Et donc avec le tai chi, je me retrouve un corps. Et c’est un autre corps, hors image et hors corps, corps et hors corps. Intérieur et extérieur. Généreux, personnel, exquis. Un corps comme l’inconscient : qui ne calcule ni ne juge.  Je redeviens hystérique, au sens où mon corps se remet à me parler et c’est bon 😋. Alors qu’autrefois, c’était inquiétude, étrangeté, fracas, aujourd’hui, c’est accueil, curiosité, écoute. Reconnaissance (et reconnaissance des deux côtés).  Y a la méditation aussi  (dont le  tai chi est  une forme). ( Et tout ça, curieusement dans l’air du temps. Dans certains airs du temps.) 
 
Avec tout ça, la seule chose sûre, c’est qu’il ne m’arrivera jamais de me dire que je me sens toujours jeune. S’il y a certainement  le sentiment de quelque chose d’intimement immuable, la jeunesse, elle, c’est fini, voorbij.  C’est autre chose à la place.  Le commencement de la vieillesse, les choses qui se détruisent, s’abiment, dysfonctionnent. La vie apparaît constituée  d’une succession de vies différentes.
 
Mais mon image n’a jamais convenu.

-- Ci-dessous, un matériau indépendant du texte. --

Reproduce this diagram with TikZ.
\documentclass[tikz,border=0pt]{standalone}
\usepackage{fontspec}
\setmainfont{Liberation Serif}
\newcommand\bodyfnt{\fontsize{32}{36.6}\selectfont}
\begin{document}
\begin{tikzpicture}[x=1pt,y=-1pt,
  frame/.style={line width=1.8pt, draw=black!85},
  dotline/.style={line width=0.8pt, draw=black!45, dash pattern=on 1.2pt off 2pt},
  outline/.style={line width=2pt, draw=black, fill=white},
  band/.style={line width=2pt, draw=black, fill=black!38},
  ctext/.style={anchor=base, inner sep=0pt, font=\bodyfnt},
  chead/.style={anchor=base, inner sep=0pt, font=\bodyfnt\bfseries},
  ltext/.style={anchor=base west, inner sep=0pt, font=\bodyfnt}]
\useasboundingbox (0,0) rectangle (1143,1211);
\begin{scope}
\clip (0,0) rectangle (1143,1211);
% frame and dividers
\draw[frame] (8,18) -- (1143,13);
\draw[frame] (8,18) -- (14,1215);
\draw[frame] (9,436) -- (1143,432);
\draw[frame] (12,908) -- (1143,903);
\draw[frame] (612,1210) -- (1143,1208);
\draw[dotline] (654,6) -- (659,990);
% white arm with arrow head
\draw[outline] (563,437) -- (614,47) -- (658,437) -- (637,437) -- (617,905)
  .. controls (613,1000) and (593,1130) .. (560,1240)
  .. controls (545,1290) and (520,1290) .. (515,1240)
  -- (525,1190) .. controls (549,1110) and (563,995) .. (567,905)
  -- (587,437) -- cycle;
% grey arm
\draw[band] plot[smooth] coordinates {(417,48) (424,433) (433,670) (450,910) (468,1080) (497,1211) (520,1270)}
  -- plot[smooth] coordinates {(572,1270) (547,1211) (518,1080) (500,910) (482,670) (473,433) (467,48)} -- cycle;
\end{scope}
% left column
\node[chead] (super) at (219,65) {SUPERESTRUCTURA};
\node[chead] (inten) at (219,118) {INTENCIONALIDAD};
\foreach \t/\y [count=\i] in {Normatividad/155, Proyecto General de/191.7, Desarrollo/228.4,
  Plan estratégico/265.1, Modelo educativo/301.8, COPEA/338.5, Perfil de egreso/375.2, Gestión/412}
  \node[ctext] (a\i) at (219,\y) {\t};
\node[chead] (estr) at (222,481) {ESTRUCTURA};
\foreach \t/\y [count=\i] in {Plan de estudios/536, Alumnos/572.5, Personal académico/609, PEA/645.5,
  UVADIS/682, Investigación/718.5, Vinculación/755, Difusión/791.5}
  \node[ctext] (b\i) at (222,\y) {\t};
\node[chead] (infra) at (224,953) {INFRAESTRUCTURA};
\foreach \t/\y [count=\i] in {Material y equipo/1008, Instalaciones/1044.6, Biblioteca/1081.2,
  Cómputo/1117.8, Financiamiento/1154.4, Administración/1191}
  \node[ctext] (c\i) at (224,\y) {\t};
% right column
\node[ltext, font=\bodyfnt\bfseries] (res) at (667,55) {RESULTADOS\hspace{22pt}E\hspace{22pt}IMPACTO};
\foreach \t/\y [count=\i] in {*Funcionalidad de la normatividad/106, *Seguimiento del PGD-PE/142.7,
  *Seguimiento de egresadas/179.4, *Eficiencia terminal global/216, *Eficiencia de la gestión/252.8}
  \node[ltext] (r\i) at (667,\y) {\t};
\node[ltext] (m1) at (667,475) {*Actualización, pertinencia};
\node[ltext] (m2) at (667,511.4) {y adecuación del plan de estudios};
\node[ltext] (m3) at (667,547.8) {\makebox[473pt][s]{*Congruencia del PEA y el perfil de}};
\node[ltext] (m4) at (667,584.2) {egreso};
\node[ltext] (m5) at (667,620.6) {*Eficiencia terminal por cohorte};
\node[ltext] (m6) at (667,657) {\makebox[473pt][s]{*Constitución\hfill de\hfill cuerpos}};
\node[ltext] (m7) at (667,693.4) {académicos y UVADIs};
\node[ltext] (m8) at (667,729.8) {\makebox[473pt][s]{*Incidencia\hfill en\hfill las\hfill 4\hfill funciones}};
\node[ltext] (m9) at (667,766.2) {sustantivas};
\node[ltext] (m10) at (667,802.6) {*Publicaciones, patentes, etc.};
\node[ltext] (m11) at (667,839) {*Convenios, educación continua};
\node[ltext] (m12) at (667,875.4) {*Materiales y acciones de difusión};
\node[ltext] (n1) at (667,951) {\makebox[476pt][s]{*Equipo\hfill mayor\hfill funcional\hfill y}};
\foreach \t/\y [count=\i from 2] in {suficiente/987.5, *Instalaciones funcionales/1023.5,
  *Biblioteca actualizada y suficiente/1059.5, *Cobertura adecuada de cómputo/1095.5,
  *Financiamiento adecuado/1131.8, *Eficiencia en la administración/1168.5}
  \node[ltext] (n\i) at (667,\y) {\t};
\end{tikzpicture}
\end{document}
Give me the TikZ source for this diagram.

Ni jeune ni vieille. Quand d’autres, si bien vieux que jeunes, s’en sont sortis, s’en sortent, s’en sortiront. Ça n’est pas une injustice. C’est une question de mode de jouir, de marque (au départ). Je (me) suis damnée à n’offrir pas la bonne image ; je peux dire, avec quelques regrets, que j’y ai sacrifié ma vie (à mon absence d’image, à ce manque). La différence, d’hier à aujourd’hui, c’est que si mon image ne me convenait pas autrefois, une autre image m’était renvoyée par les autres. Une image qui paraissait répondre aux canons de la séduction. Au moins, aujourd’hui je ne rencontre plus cette image de mon propre fantasme dans le regard des autres.  Image qui ne s’apparentait d’ailleurs qu’en apparence à celle de mon fantasme, soit celle de l’image impossible, vraie, celle de l’image qui manque à l’image, à jamais forclose, l’image de soi. 
 
Je crois qu’on ne doit pas parler de ça.